Guam is an unincorporated territory of the United States located in the Marianas Islands in the western Pacific Ocean. The island’s capital is Hagatña. Guam is the largest and southernmost of the Mariana Islands, part of Micronesia. The Chamorros, Guam’s indigenous people, first populated the island about 4,000 years ago. After years of European colonialism, the island was under the control of Spain until 1898, when it was surrendered to the United States as part of the Treaty of Paris following the Spanish-American War. Guam was captured by the Japanese on December 8, 1941, hours after the bombing of Pearl Harbour, and was occupied for two and a half years during which the people suffered acts that included torture, beheadings, and rape. Guam was subject to fierce fighting when US troops recaptured the island on July 21, 1944, a date commemorated every year as Liberation Day. Today, Guam’s economy is supported by its principal industry, tourism, which is composed primarily of visitors from Japan. Guam’s second-largest source of income is the United States military. The population is estimated at 175,000. The official languages of the island are English and Chamorro.

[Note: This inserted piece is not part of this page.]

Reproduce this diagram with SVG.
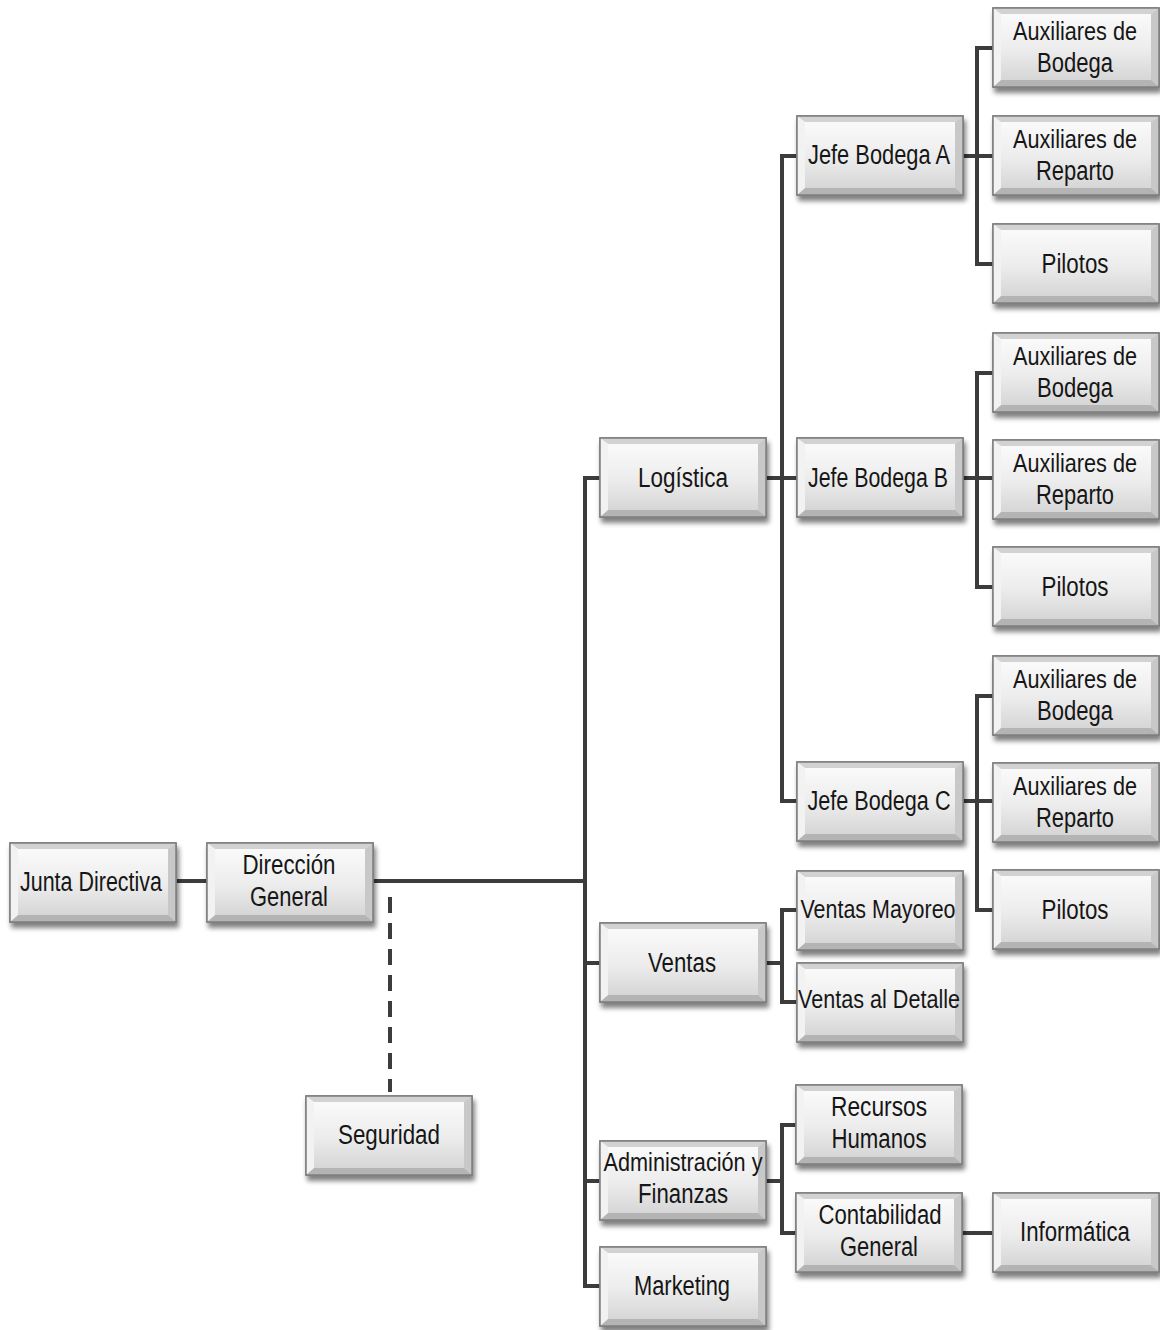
<svg xmlns="http://www.w3.org/2000/svg" xmlns:xlink="http://www.w3.org/1999/xlink" width="1160" height="1330" viewBox="0 0 1160 1330">
<style>
.t{font-family:"Liberation Sans Narrow","Liberation Sans",Arial,sans-serif;font-size:27px;fill:#161616;text-anchor:middle}
.s{font-size:25px}
.c{fill:none;stroke:#3c3c3c;stroke-width:4;stroke-linejoin:miter}
</style>
<defs>
<linearGradient id="gEdge" x1="0" y1="0" x2="0" y2="1"><stop offset="0" stop-color="#ebebeb"/><stop offset="1" stop-color="#bdbdbd"/></linearGradient>
<linearGradient id="gFace" x1="0" y1="0" x2="0" y2="1"><stop offset="0" stop-color="#fafafa"/><stop offset="0.55" stop-color="#ececec"/><stop offset="1" stop-color="#d6d6d6"/></linearGradient>
<filter id="sh" x="-10%" y="-10%" width="125%" height="135%"><feGaussianBlur in="SourceAlpha" stdDeviation="2.5"/><feOffset dx="2" dy="5"/><feComponentTransfer><feFuncA type="linear" slope="0.5"/></feComponentTransfer><feMerge><feMergeNode/><feMergeNode in="SourceGraphic"/></feMerge></filter>
<g id="box">
<rect x="0" y="0" width="166" height="79" fill="url(#gEdge)" stroke="#7e7e7e" stroke-width="1.5"/>
<polygon points="0,0 166,0 158,6 8,6" fill="#d2d2d2"/>
<polygon points="0,79 166,79 158,72 8,72" fill="#b4b4b4"/>
<polygon points="0,0 8,6 8,72 0,79" fill="#f2f2f2"/>
<polygon points="166,0 158,6 158,72 166,79" fill="#c8c8c8"/>
<rect x="8" y="6" width="150" height="66" fill="url(#gFace)"/>
<rect x="0" y="0" width="166" height="79" fill="none" stroke="#7e7e7e" stroke-width="1.5"/>
</g>
</defs>
<rect width="1160" height="1330" fill="#ffffff"/>
<g id="connectors">
<line class="c" x1="176" y1="881" x2="207" y2="881" stroke-width="5"/>
<line class="c" x1="373" y1="881" x2="587" y2="881" stroke-width="5"/>
<line class="c" x1="390" y1="897" x2="390" y2="1092" stroke-width="3" stroke-dasharray="16 10"/>
<path class="c" d="M600,478 H585 V1286 H600 M585,963 H600 M585,1181 H600"/>
<path class="c" d="M766,478 H797 M797,156 H782 V801 H797"/>
<path class="c" d="M962,156 H993 M993,48 H977 V264 H993"/>
<path class="c" d="M962,478 H993 M993,373 H977 V587 H993"/>
<path class="c" d="M962,801 H993 M993,696 H977 V910 H993"/>
<path class="c" d="M766,963 H782 M797,910 H782 V1002 H797"/>
<path class="c" d="M766,1181 H782 M796,1125 H782 V1233 H796"/>
<line class="c" x1="962" y1="1233" x2="993" y2="1233"/>
</g>
<g id="junta"><use xlink:href="#box" x="10" y="843" filter="url(#sh)"/><text class="t" x="91" y="891" textLength="142" lengthAdjust="spacingAndGlyphs">Junta Directiva</text></g>
<g id="direccion"><use xlink:href="#box" x="207" y="843" filter="url(#sh)"/><text class="t" x="289" y="874" textLength="93" lengthAdjust="spacingAndGlyphs">Dirección</text><text class="t" x="289" y="906" textLength="78" lengthAdjust="spacingAndGlyphs">General</text></g>
<g id="seguridad"><use xlink:href="#box" x="306" y="1096" filter="url(#sh)"/><text class="t" x="389" y="1144" textLength="102" lengthAdjust="spacingAndGlyphs">Seguridad</text></g>
<g id="logistica"><use xlink:href="#box" x="600" y="438" filter="url(#sh)"/><text class="t" x="683" y="487" textLength="90" lengthAdjust="spacingAndGlyphs">Logística</text></g>
<g id="ventas"><use xlink:href="#box" x="600" y="923" filter="url(#sh)"/><text class="t" x="682" y="972" textLength="68" lengthAdjust="spacingAndGlyphs">Ventas</text></g>
<g id="admin"><use xlink:href="#box" x="600" y="1141" filter="url(#sh)"/><text class="t s" x="683" y="1171" textLength="159" lengthAdjust="spacingAndGlyphs">Administración y</text><text class="t" x="683" y="1203" textLength="90" lengthAdjust="spacingAndGlyphs">Finanzas</text></g>
<g id="marketing"><use xlink:href="#box" x="600" y="1247" filter="url(#sh)"/><text class="t" x="682" y="1295" textLength="96" lengthAdjust="spacingAndGlyphs">Marketing</text></g>
<g id="jefeA"><use xlink:href="#box" x="797" y="116" filter="url(#sh)"/><text class="t" x="879" y="164" textLength="142" lengthAdjust="spacingAndGlyphs">Jefe Bodega A</text></g>
<g id="jefeB"><use xlink:href="#box" x="797" y="438" filter="url(#sh)"/><text class="t" x="878" y="487" textLength="140" lengthAdjust="spacingAndGlyphs">Jefe Bodega B</text></g>
<g id="jefeC"><use xlink:href="#box" x="797" y="762" filter="url(#sh)"/><text class="t" x="879" y="810" textLength="143" lengthAdjust="spacingAndGlyphs">Jefe Bodega C</text></g>
<g id="ventasMayoreo"><use xlink:href="#box" x="797" y="871" filter="url(#sh)"/><text class="t s" x="878" y="918" textLength="155" lengthAdjust="spacingAndGlyphs">Ventas Mayoreo</text></g>
<g id="ventasDetalle"><use xlink:href="#box" x="797" y="963" filter="url(#sh)"/><text class="t s" x="879" y="1008" textLength="162" lengthAdjust="spacingAndGlyphs">Ventas al Detalle</text></g>
<g id="rrhh"><use xlink:href="#box" x="796" y="1085" filter="url(#sh)"/><text class="t" x="879" y="1116" textLength="96" lengthAdjust="spacingAndGlyphs">Recursos</text><text class="t" x="879" y="1148" textLength="95" lengthAdjust="spacingAndGlyphs">Humanos</text></g>
<g id="contabilidad"><use xlink:href="#box" x="796" y="1193" filter="url(#sh)"/><text class="t" x="880" y="1224" textLength="123" lengthAdjust="spacingAndGlyphs">Contabilidad</text><text class="t" x="879" y="1256" textLength="78" lengthAdjust="spacingAndGlyphs">General</text></g>
<g id="informatica"><use xlink:href="#box" x="993" y="1193" filter="url(#sh)"/><text class="t" x="1075" y="1241" textLength="110" lengthAdjust="spacingAndGlyphs">Informática</text></g>
<g id="auxBodegaA"><use xlink:href="#box" x="993" y="8" filter="url(#sh)"/><text class="t s" x="1075" y="40" textLength="124" lengthAdjust="spacingAndGlyphs">Auxiliares de</text><text class="t" x="1075" y="72" textLength="76" lengthAdjust="spacingAndGlyphs">Bodega</text></g>
<g id="auxRepartoA"><use xlink:href="#box" x="993" y="116" filter="url(#sh)"/><text class="t s" x="1075" y="148" textLength="124" lengthAdjust="spacingAndGlyphs">Auxiliares de</text><text class="t" x="1075" y="180" textLength="78" lengthAdjust="spacingAndGlyphs">Reparto</text></g>
<g id="pilotosA"><use xlink:href="#box" x="993" y="224" filter="url(#sh)"/><text class="t" x="1075" y="273" textLength="67" lengthAdjust="spacingAndGlyphs">Pilotos</text></g>
<g id="auxBodegaB"><use xlink:href="#box" x="993" y="333" filter="url(#sh)"/><text class="t s" x="1075" y="365" textLength="124" lengthAdjust="spacingAndGlyphs">Auxiliares de</text><text class="t" x="1075" y="397" textLength="76" lengthAdjust="spacingAndGlyphs">Bodega</text></g>
<g id="auxRepartoB"><use xlink:href="#box" x="993" y="440" filter="url(#sh)"/><text class="t s" x="1075" y="472" textLength="124" lengthAdjust="spacingAndGlyphs">Auxiliares de</text><text class="t" x="1075" y="504" textLength="78" lengthAdjust="spacingAndGlyphs">Reparto</text></g>
<g id="pilotosB"><use xlink:href="#box" x="993" y="547" filter="url(#sh)"/><text class="t" x="1075" y="596" textLength="67" lengthAdjust="spacingAndGlyphs">Pilotos</text></g>
<g id="auxBodegaC"><use xlink:href="#box" x="993" y="656" filter="url(#sh)"/><text class="t s" x="1075" y="688" textLength="124" lengthAdjust="spacingAndGlyphs">Auxiliares de</text><text class="t" x="1075" y="720" textLength="76" lengthAdjust="spacingAndGlyphs">Bodega</text></g>
<g id="auxRepartoC"><use xlink:href="#box" x="993" y="763" filter="url(#sh)"/><text class="t s" x="1075" y="795" textLength="124" lengthAdjust="spacingAndGlyphs">Auxiliares de</text><text class="t" x="1075" y="827" textLength="78" lengthAdjust="spacingAndGlyphs">Reparto</text></g>
<g id="pilotosC"><use xlink:href="#box" x="993" y="870" filter="url(#sh)"/><text class="t" x="1075" y="919" textLength="67" lengthAdjust="spacingAndGlyphs">Pilotos</text></g>
</svg>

Today I took two tours. In the case of both tours some changes were made because of the shutdown of the US government which manages the National Parks on the island. In the morning in a heavy rain, we started out on a tour of the southern part of the island. We passed by Asan Bay which was the location where American soldiers stormed the beach to reclaim the island and shortly after the Spanish Bridge, a double arched Talifak Bridge which is a prime example of Spanish architecture from 1785. It was raining too hard to get suitable pictures of either. We then went to Utamic Bay to see the Monument to Magellan who discovered Guam in 1521 (photo). Utamic Bay was also where American troops stormed the island. We then went to Fort Soledad to see the stunning views and the ancient cannons pointing toward Magellan’s landing point (photos). We then passed by a Spanish era bell tower (photo). Lastly, we stopped at Jeff’s Pirate’s Cove, a favourite beach hangout. The location is home to a small museum in memory of a Japanese soldier, Sergeant Shoichi Yokai, who hid out in the jungles of Guam for nearly thirty years after the war (photo). The grounds also contain some Japanese bunkers (photo).
In the afternoon, we went to a public lookout over Asan Bay, the official one being closed (photo). We then proceeded to the centre of the capital Hagatna, to visit the Latte stone Park (photo). Latte stones are found in most Marianas islands but their origins and use are unknown. They are thought to have formed the underpinnings of houses of members of the upper echelons of ancient societies on the islands. Many were destroyed by the American bombing of the island before the 1944 invasion and thereafter by the extensive development by both the American Military and private development. Those in the park were moved there for preservation. Like the stones at Easter Island, it is unknown what technology was used to erect these large structures. Some Japanese caves are located nearby and are open for viewing. Across the street is found the old Spanish colonial centre, Plaza Espana. Most of it was bombed by the Americans but a few structures remain (photos). The plaza is also home to the Dulce Nombre de Maria Cathedral, built in 1669, destroyed in the war and rebuilt in 1955 (photo). Lastly, our tour had to be changed somewhat and we visited the South Pacific Memorial Park, a memorial to the Japanese, instead of the American War in the Pacific Museum (photos). This was a disappointment to Americans who had come on this cruise to visit sites commemorating the American War in the Pacific. The route to the park and the return to the ship passed by a cemetery for American War dogs (photo).